Based on the plan size defined by the tax, in 2018, about 16% of employer-sponsored plans will be affected. However, if healthcare spending continues to exceed inflation, a greater percentage of plans will qualify as “Cadillac plans”—spending more than $10,200 per employee or $27,500 per family— each year. The tax is tied to the Consumer Price Index (CPI) +1% for the first 2 years of implementation but then just the CPI. If healthcare spending continues to grow at approximately 6% per year (the historic average, though it has grown at a lower rate in recent years), the Cadillac tax will swallow 75% of employer-sponsored plans by 2029.

The Cadillac Tax will change the way employers offer health coverage

First, employers will move toward reducing the cost of plans to avoid the tax, but not to curb overall health care spending.

The most obvious strategy for lowering employer contribution is to pass costs to employees, either as higher employee premiums, higher deductible plans, removing employer contribution to HSAs and FSAs, increasing co-pays and coinsurance, or just decreasing covered services. While these changes may avoid the tax, they will only decrease the healthcare costs of an employer’s work force if the employee then turns around and spends their healthcare dollars wisely. Alternatively, if employees just avoid healthcare they need due to cost, it could result in more expensive hospitalizations and sick days down the road.

Second, “high-cost” plans are not necessarily “benefit-rich” plans. Sicker populations, including the elderly and chronically ill, and populations with more women are simply more expensive to insure. Despite attempts to tailor their plans, employers will not be able to decrease their community rating if they have large numbers of older employers and women.
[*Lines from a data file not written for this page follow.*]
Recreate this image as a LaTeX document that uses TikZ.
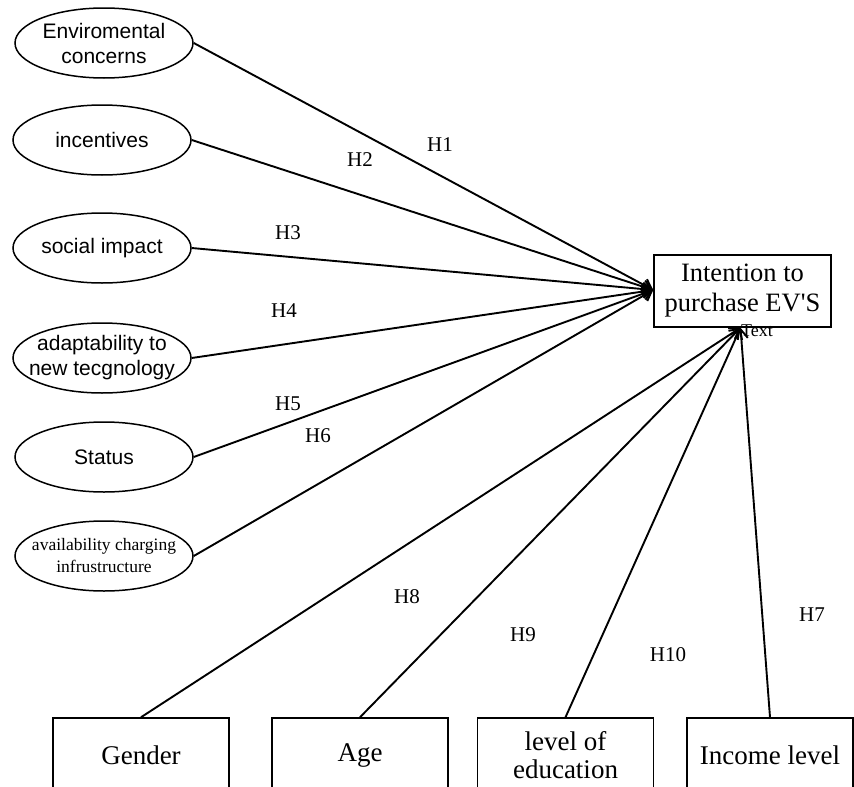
\documentclass[tikz,border=0pt]{standalone}
\usepackage{fontspec}
\setmainfont{Liberation Serif}
\setsansfont{Liberation Sans}
\usetikzlibrary{shapes.geometric,arrows.meta}

% zero-width centred line, so the ellipse keeps its set size
\newcommand{\zline}[1]{\makebox[0pt][c]{#1}}

\tikzset{
  construct/.style={draw, ellipse, line width=1.5pt, minimum width=178pt, minimum height=70pt,
    inner sep=0pt, align=center, font=\sffamily\fontsize{21}{25}\selectfont},
  varbox/.style={draw, rectangle, line width=1.5pt, minimum width=176pt, minimum height=74pt,
    inner sep=0pt, align=center, font=\fontsize{27}{28}\selectfont},
  outcome/.style={draw, rectangle, line width=1.5pt, minimum width=177pt, minimum height=72pt,
    inner sep=0pt, align=center, font=\fontsize{26.5}{30}\selectfont},
  hyp/.style={font=\fontsize{21}{21}\selectfont, inner sep=0pt},
  path/.style={line width=1.9pt, -{Straight Barb[length=9pt,width=13pt,line width=1.9pt]}}
}

\begin{document}
\begin{tikzpicture}[x=1pt, y=-1pt]
\useasboundingbox (0,0) rectangle (854,787);
\fill[white] (0,0) rectangle (854,787);
\clip (0,0) rectangle (854,787);

% outcome construct
\node[outcome] (t) at (742.5,291) {Intention to\\purchase EV\textquotesingle S};
\node[font=\fontsize{18}{18}\selectfont, inner sep=0pt] (txt) at (757,331) {Text};

% predictors
\node[construct] (env) at (104,43) {\zline{Enviromental}\\\zline{concerns}};
\node[construct] (inc) at (102,140) {incentives};
\node[construct] (soc) at (102,248) {social impact};
\node[construct] (ada) at (102,358) {\zline{adaptability to}\\\zline{new tecgnology}};
\node[construct] (sta) at (104,457) {Status};
\node[construct, font=\fontsize{17.5}{22}\selectfont] (ava) at (104,556)
  {\zline{availability charging}\\\zline{infrustructure}};

% demographic variables
\node[varbox] (gen) at (141,755) {Gender};
\node[varbox] (age) at (360,755) {Age};
\node[varbox] (edu) at (565.5,755) {level of\\education};
\node[varbox, minimum width=166pt] (incl) at (770,755) {Income level};

% hypothesised paths
\coordinate (tin) at ([yshift=1pt]t.west);
\coordinate (tbot) at ([xshift=-2pt]t.south);
\draw[path] (env.east) -- (tin);
\draw[path] (inc.east) -- (tin);
\draw[path] (soc.east) -- (tin);
\draw[path] (ada.east) -- (tin);
\draw[path] (sta.east) -- (tin);
\draw[path] (ava.east) -- (tin);
\draw[path] (gen.north) -- (tbot);
\draw[path] (age.north) -- (tbot);
\draw[path] (edu.north) -- (tbot);
\draw[path] (incl.north) -- (tbot);

% path labels
\node[hyp] (h1) at (440,145) {H1};
\node[hyp] (h2) at (360,160) {H2};
\node[hyp] (h3) at (288,233) {H3};
\node[hyp] (h4) at (284,311) {H4};
\node[hyp] (h5) at (288,404) {H5};
\node[hyp] (h6) at (318,436) {H6};
\node[hyp] (h8) at (407,597) {H8};
\node[hyp] (h9) at (523,635) {H9};
\node[hyp] (h10) at (668,655) {H10};
\node[hyp] (h7) at (812,615) {H7};
\end{tikzpicture}
\end{document}
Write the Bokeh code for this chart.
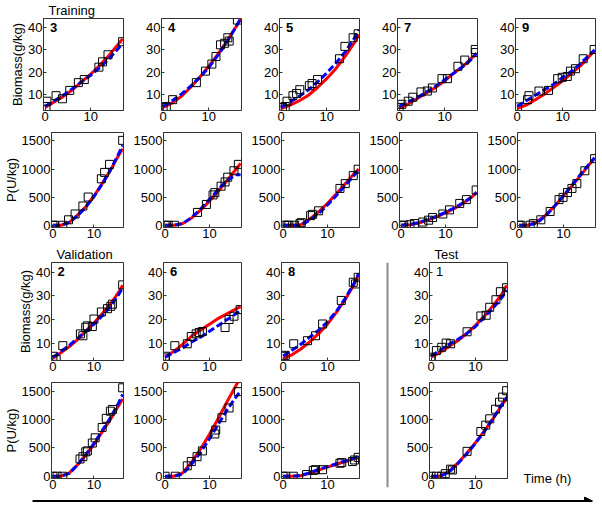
from bokeh.plotting import figure
from bokeh.layouts import row, column
from bokeh.models import Label, Span, Arrow, NormalHead, FixedTicker, Range1d
from bokeh.embed import file_html
from bokeh.resources import INLINE

# ---------------- data ----------------
T_MODEL = [0, 2, 4, 6, 8, 10, 12, 14, 16, 17]

# observed biomass (g/kg): sample times and values per experiment
TX = {
    3: [0.2, 0.4, 2.4, 3.8, 5.4, 7.3, 8.6, 11.8, 12.6, 13.8, 17.0],
    4: [0, 0.7, 2.1, 7.3, 9.3, 10.7, 11.6, 12.6, 13.5, 14.2, 14.5, 16.3],
    5: [0.3, 0.9, 1.3, 2.6, 3.4, 4.1, 6.2, 6.8, 8.0, 12.8, 14.0, 15.8, 16.9],
    7: [0, 0.6, 2.0, 3.0, 4.8, 6.2, 7.3, 9.4, 10.6, 12.9, 14.4, 16.7, 16.8],
    9: [0.1, 2.3, 2.6, 4.8, 6.9, 8.9, 9.9, 11.0, 11.7, 12.8, 14.5, 16.9],
    2: [0, 0.8, 2.4, 6.7, 7.3, 8.0, 8.4, 9.6, 10.0, 11.8, 13.3, 14.1, 14.5, 17.0],
    6: [0, 0.1, 2.2, 5.0, 5.9, 7.0, 7.7, 8.4, 13.5, 14.4, 15.5, 16.9],
    8: [0, 0.5, 2.4, 5.5, 7.3, 8.9, 13.1, 15.8, 16.3, 16.9],
    1: [0, 0, 1.2, 2.4, 3.4, 4.4, 8.1, 11.2, 12.4, 13.2, 14.6, 15.6, 17.0],
}
X_OBS = {
    3: [4.4, 6.8, 9.3, 7.9, 11.7, 15.2, 16.6, 22.2, 24.6, 27.8, 33.7],
    4: [4.0, 4.4, 7.5, 15.2, 20.4, 23.6, 27.0, 32.3, 33.0, 35.5, 34.0, 43.5],
    5: [4.0, 4.4, 6.8, 9.3, 10.3, 12.0, 13.8, 14.8, 16.6, 26.0, 31.6, 35.5, 37.3],
    7: [4.0, 5.4, 6.8, 8.6, 11.0, 11.4, 12.8, 17.0, 17.0, 22.6, 25.4, 30.2, 28.8],
    9: [4.2, 7.5, 9.3, 11.4, 11.7, 17.0, 17.6, 18.0, 20.4, 21.5, 26.0, 30.2],
    2: [4.4, 3.0, 8.9, 13.9, 13.1, 16.7, 17.3, 17.0, 20.2, 23.2, 24.6, 25.6, 26.5, 34.7],
    6: [3.7, 4.4, 8.9, 9.7, 12.8, 13.9, 14.5, 14.9, 16.6, 20.0, 21.4, 24.2],
    8: [4.4, 4.8, 9.7, 11.0, 13.1, 18.1, 28.1, 35.8, 35.1, 37.9],
    1: [3.1, 4.0, 6.8, 8.2, 10.0, 9.7, 14.8, 21.5, 21.8, 25.2, 28.4, 31.8, 33.5],
}
# observed product P (U/kg)
TP = {
    3: [0, 0.4, 2.4, 3.8, 5.4, 7.3, 8.6, 11.8, 12.6, 13.8, 17.0],
    4: [0, 0.7, 2.1, 7.3, 9.3, 10.8, 11.2, 12.6, 13.5, 14.1, 15.5, 16.5],
    5: [0.3, 0.9, 1.3, 2.6, 3.8, 4.1, 6.2, 6.6, 8.0, 12.8, 14.0, 15.8, 16.9],
    7: [0, 0.6, 2.0, 3.0, 4.9, 6.2, 7.1, 9.4, 10.9, 13.2, 14.7, 16.9],
    9: [0, 0.4, 2.5, 3.2, 4.9, 7.0, 9.0, 9.9, 10.9, 11.9, 13.0, 14.8, 17.0],
    2: [0, 1.0, 2.4, 6.6, 7.3, 8.0, 8.4, 9.6, 10.3, 12.0, 13.0, 14.0, 14.5, 17.0],
    6: [0, 2.3, 5.0, 5.9, 7.2, 8.4, 11.2, 11.4, 12.8, 14.4, 16.5],
    8: [0, 0.6, 2.3, 5.3, 6.8, 7.3, 8.9, 12.8, 13.2, 15.6, 16.1, 16.9],
    1: [0, 1.2, 2.4, 3.2, 4.4, 4.8, 8.1, 11.2, 12.3, 13.2, 14.5, 15.4, 16.1, 17.0],
}
P_OBS = {
    3: [0, 0, 0, 97, 200, 342, 502, 826, 940, 1083, 1510],
    4: [0, 0, 0, 228, 370, 540, 580, 695, 770, 855, 969, 1083],
    5: [0, 0, 0, 0, 28, 46, 171, 194, 257, 655, 741, 883, 997],
    7: [0, 0, 10, 30, 57, 90, 137, 200, 274, 388, 456, 627],
    9: [0, 0, 0, 28, 97, 245, 456, 496, 581, 655, 741, 969, 1185],
    2: [0, 0, 0, 303, 344, 429, 446, 584, 676, 859, 1019, 1145, 1174, 1557],
    6: [0, 0, 183, 258, 344, 446, 744, 813, 1030, 1202, 1489],
    8: [0, 0, 0, 29, 103, 115, 115, 229, 240, 258, 286, 332],
    1: [0, 0, 0, 45, 124, 110, 438, 787, 899, 1011, 1180, 1303, 1393, 1506],
}
# model curves at T_MODEL: red (solid) and blue (dashed)
X_RED = {
    3: [4.0, 6.5, 9.0, 12.0, 15.5, 19.0, 23.0, 27.5, 32.5, 35.0],
    4: [4.0, 6.0, 9.0, 13.0, 17.5, 22.5, 28.0, 34.0, 40.5, 44.0],
    5: [3.5, 5.0, 7.0, 9.5, 13.0, 17.0, 21.5, 27.0, 33.0, 37.0],
    7: [3.5, 5.5, 8.0, 10.5, 13.0, 16.0, 19.5, 22.5, 26.5, 28.5],
    9: [3.5, 5.0, 7.5, 10.0, 13.0, 16.0, 19.5, 23.0, 27.5, 29.5],
    2: [3.5, 6.0, 8.5, 11.5, 15.0, 18.5, 22.5, 26.5, 31.5, 34.5],
    6: [4.0, 6.5, 9.5, 13.0, 15.5, 18.0, 20.5, 22.5, 24.5, 25.5],
    8: [3.5, 5.0, 7.5, 10.5, 14.0, 18.0, 23.0, 28.5, 35.0, 39.0],
    1: [4.0, 6.0, 8.5, 11.0, 14.0, 17.5, 21.5, 26.0, 31.0, 34.5],
}
X_BLUE = {
    3: [4.5, 7.0, 9.5, 12.5, 15.5, 18.5, 22.0, 26.0, 30.5, 33.0],
    4: [4.5, 7.0, 10.0, 13.5, 17.5, 22.0, 27.5, 33.5, 40.5, 44.0],
    5: [4.0, 6.5, 9.0, 12.0, 15.5, 19.5, 24.0, 29.0, 35.0, 39.0],
    7: [4.5, 6.5, 8.5, 11.0, 13.5, 16.5, 19.5, 22.5, 26.0, 28.5],
    9: [4.5, 7.0, 9.5, 12.0, 14.5, 17.5, 20.5, 24.0, 28.0, 30.0],
    2: [4.0, 6.5, 9.0, 12.0, 15.0, 18.0, 21.5, 25.5, 30.5, 33.5],
    6: [4.0, 6.0, 8.0, 10.5, 12.5, 15.0, 17.5, 20.0, 22.5, 24.0],
    8: [4.5, 7.0, 9.5, 12.5, 15.5, 19.0, 23.5, 29.0, 35.5, 39.5],
    1: [4.5, 7.0, 9.5, 11.5, 14.0, 17.0, 21.0, 25.0, 29.5, 32.5],
}
P_RED = {
    3: [0, 0, 50, 180, 330, 520, 740, 980, 1240, 1360],
    4: [0, 0, 30, 130, 270, 430, 610, 800, 1000, 1100],
    5: [0, 0, 10, 110, 240, 390, 560, 740, 920, 1000],
    7: [0, 10, 40, 90, 150, 220, 300, 390, 510, 590],
    9: [0, 0, 60, 180, 340, 520, 710, 900, 1100, 1190],
    2: [0, 0, 60, 200, 370, 560, 780, 1000, 1240, 1360],
    6: [0, 0, 60, 250, 480, 740, 1020, 1320, 1600, 1760],
    8: [0, 0, 10, 50, 110, 160, 210, 260, 310, 330],
    1: [0, 0, 80, 230, 400, 590, 800, 1020, 1260, 1370],
}
P_BLUE = {
    3: [0, 0, 50, 170, 320, 510, 730, 980, 1270, 1420],
    4: [0, 0, 30, 140, 290, 460, 640, 800, 900, 900],
    5: [0, 0, 0, 90, 210, 360, 530, 710, 890, 980],
    7: [0, 15, 50, 100, 160, 230, 310, 400, 510, 580],
    9: [0, 0, 40, 170, 340, 530, 720, 920, 1110, 1200],
    2: [0, 0, 50, 200, 380, 580, 800, 1030, 1290, 1440],
    6: [0, 0, 40, 220, 420, 660, 920, 1170, 1400, 1500],
    8: [0, 0, 15, 60, 120, 170, 220, 270, 320, 340],
    1: [0, 0, 70, 220, 390, 580, 790, 1020, 1270, 1390],
}
X_TICKS = [0, 10]
BIO_TICKS = [10, 20, 30, 40]
P_TICKS = [0, 500, 1000, 1500]

# ---------------- styling helpers ----------------
FONT = "Liberation Sans"
FW = 80


def panel(kind, exp, left, right, top, fh, bottom, ylabel=None, title=None, bold=True):
    if kind == "X":
        yr = Range1d(2.6, 44.2)
        yt = BIO_TICKS
    else:
        yr = Range1d(-40, 1650)
        yt = P_TICKS
    p = figure(width=left + FW + right, height=top + fh + bottom,
               x_range=Range1d(-0.35, 17.2), y_range=yr,
               output_backend="svg", toolbar_location=None, title=title,
               min_border_left=left, min_border_right=right,
               min_border_top=top, min_border_bottom=bottom)
    p.xgrid.visible = False
    p.ygrid.visible = False
    p.outline_line_color = "#333333"
    p.outline_line_width = 1
    p.background_fill_color = "white"
    p.border_fill_color = "white"
    p.xaxis.ticker = FixedTicker(ticks=X_TICKS)
    p.yaxis.ticker = FixedTicker(ticks=yt)
    for ax in p.axis:
        ax.major_label_text_font = FONT
        ax.major_label_text_font_size = "13px"
        ax.major_label_text_color = "black"
        ax.major_tick_in = 3
        ax.major_tick_out = 0
        ax.major_tick_line_color = "#333333"
        ax.minor_tick_line_color = None
        ax.axis_line_color = "#333333"
        ax.major_label_standoff = 1
    if ylabel:
        p.yaxis.axis_label = ylabel
        p.yaxis.axis_label_text_font = FONT
        p.yaxis.axis_label_text_font_size = "13px"
        p.yaxis.axis_label_text_font_style = "normal"
        p.yaxis.axis_label_text_color = "black"
        p.yaxis.axis_label_standoff = 0
    if title:
        p.title.text_font = FONT
        p.title.text_font_size = "13px"
        p.title.text_font_style = "normal"
        p.title.text_color = "black"
        p.title.align = "left"
        p.title.offset = 5
        p.title.standoff = 1
    if kind == "X":
        obs_t, obs_v, red, blue = TX[exp], X_OBS[exp], X_RED[exp], X_BLUE[exp]
    else:
        obs_t, obs_v, red, blue = TP[exp], P_OBS[exp], P_RED[exp], P_BLUE[exp]
    p.line(T_MODEL, red, line_color="#ff0000", line_width=3)
    p.line(T_MODEL, blue, line_color="#0000ff", line_width=3, line_dash="7 3")
    p.scatter(obs_t, obs_v, marker="square", size=8, fill_color=None,
              line_color="black", line_width=1)
    if kind == "X":
        p.add_layout(Label(x=1.1, y=42.2, text=str(exp), text_font=FONT,
                           text_font_size="13px",
                           text_font_style="bold" if bold else "normal",
                           text_baseline="top", text_color="black"))
    return p


# ---------------- layout ----------------
TRAIN = [3, 4, 5, 7, 9]
LEFTS = [43, 31, 31, 31, 31]
RIGHTS = [7, 7, 7, 7, 3]

row1 = []
row2 = []
for i, e in enumerate(TRAIN):
    row1.append(panel("X", e, LEFTS[i], RIGHTS[i], 16, 94, 17,
                      ylabel="Biomass(g/kg)" if i == 0 else None,
                      title="Training" if i == 0 else None))
    row2.append(panel("P", e, LEFTS[i], RIGHTS[i], 5, 95, 17,
                      ylabel="P(U/kg)" if i == 0 else None))

VALID = [2, 6, 8]
cols = []
for i, e in enumerate(VALID):
    fx = panel("X", e, LEFTS[i], 7, 18, 98, 17,
               ylabel="Biomass(g/kg)" if i == 0 else None,
               title="Validation" if i == 0 else None)
    fp = panel("P", e, LEFTS[i], 7, 5, 96, 15,
               ylabel="P(U/kg)" if i == 0 else None)
    cols.append(column(fx, fp, spacing=0))

BLOCK_H = (18 + 98 + 17) + (5 + 96 + 15)

# grey vertical separator between validation and test panels
sep = figure(width=30, height=BLOCK_H, x_range=Range1d(0, 30), y_range=Range1d(0, 1),
             output_backend="svg", toolbar_location=None,
             x_axis_location=None, y_axis_location=None,
             min_border_left=0, min_border_right=0, min_border_top=18, min_border_bottom=6)
sep.grid.visible = False
sep.outline_line_color = None
sep.add_layout(Span(location=21, dimension="height", line_color="#8a8a8a", line_width=2))

tx = panel("X", 1, 31, 5, 18, 98, 17, title="Test", bold=False)
tp = panel("P", 1, 31, 5, 5, 96, 15)

# strip to the right of the test panels carrying the time caption
cap_w = 598 - 366 - 30 - (31 + FW + 5)
cap = figure(width=cap_w, height=BLOCK_H,
             x_range=Range1d(0, cap_w), y_range=Range1d(0, BLOCK_H),
             output_backend="svg", toolbar_location=None,
             x_axis_location=None, y_axis_location=None,
             min_border_left=0, min_border_right=0, min_border_top=0, min_border_bottom=0)
cap.grid.visible = False
cap.outline_line_color = None
cap.add_layout(Label(x=11, y=2, text="Time (h)", text_font=FONT,
                     text_font_size="13px", text_baseline="bottom", text_color="black"))

# long arrow along the bottom
arrow_fig = figure(width=598, height=9, x_range=Range1d(0, 598), y_range=Range1d(0, 9),
                   output_backend="svg", toolbar_location=None,
                   x_axis_location=None, y_axis_location=None,
                   min_border_left=0, min_border_right=0, min_border_top=0, min_border_bottom=0)
arrow_fig.grid.visible = False
arrow_fig.outline_line_color = None
arrow_fig.add_layout(Arrow(end=NormalHead(size=8, fill_color="black", line_color="black"),
                           x_start=32, y_start=4.5, x_end=592, y_end=4.5,
                           line_color="black", line_width=1.8))

layout = column(
    row(*row1, spacing=0),
    row(*row2, spacing=0),
    row(*cols, sep, column(tx, tp, spacing=0), cap, spacing=0),
    arrow_fig,
    spacing=0,
)

open("out.html", "w").write(file_html(layout, INLINE))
Especially considering the ACA requires more comprehensive coverage for some areas like preventative and obstetrical care, creating a “bare bones” plan is actually antithetical to the rest of the ACA. To dodge this internal inconsistency, workers will likely find themselves in the exchanges. While these workers will still have a health insurance option, if it happens in great numbers it will affect the cost of premiums in the exchanges. In other words, the exchanges will take on the risk and cost of insuring older and sicker workers without the balance of the young-healthy population to share the cost.

Finally, given that state and local employers frequently use benefits to make up for lower salaries, the tax will likely affect wages. This may result in increased salary, but will definitely result in decreased benefits, higher premiums, and more cost sharing. Due to the misalignment of inflation and the cost of healthcare—healthcare costs rise faster than inflation—a subtle whittling of plans each year to avoid the Cadillac tax will eventually lead to an underinsured work force. We are already hearing stories about people taking on higher deductible plans where the deductible exceeds their ability to pay. In other words, the Affordable Care Act will result in unaffordable plans and an underinsured workforce.

The tax will stimulate private-sector innovation

On the other hand, the Cadillac tax could have a positive impact on the pricing of healthcare if employers take into account the long-term effects of their immediate maneuvers to avoid the tax. Rather than scheming to avoid the tax at all costs, employers can accept some portion of increased tax while instituting cost-sharing mechanisms that use consumer shopping and market forces to drive down overall healthcare prices. For example, employers can employ strategies like referenced-based pricing and consolidation of services with specific providers to allow for lower contracted costs. Creative solutions like these will actually decrease the cost of care, not just move money around on the balance sheet.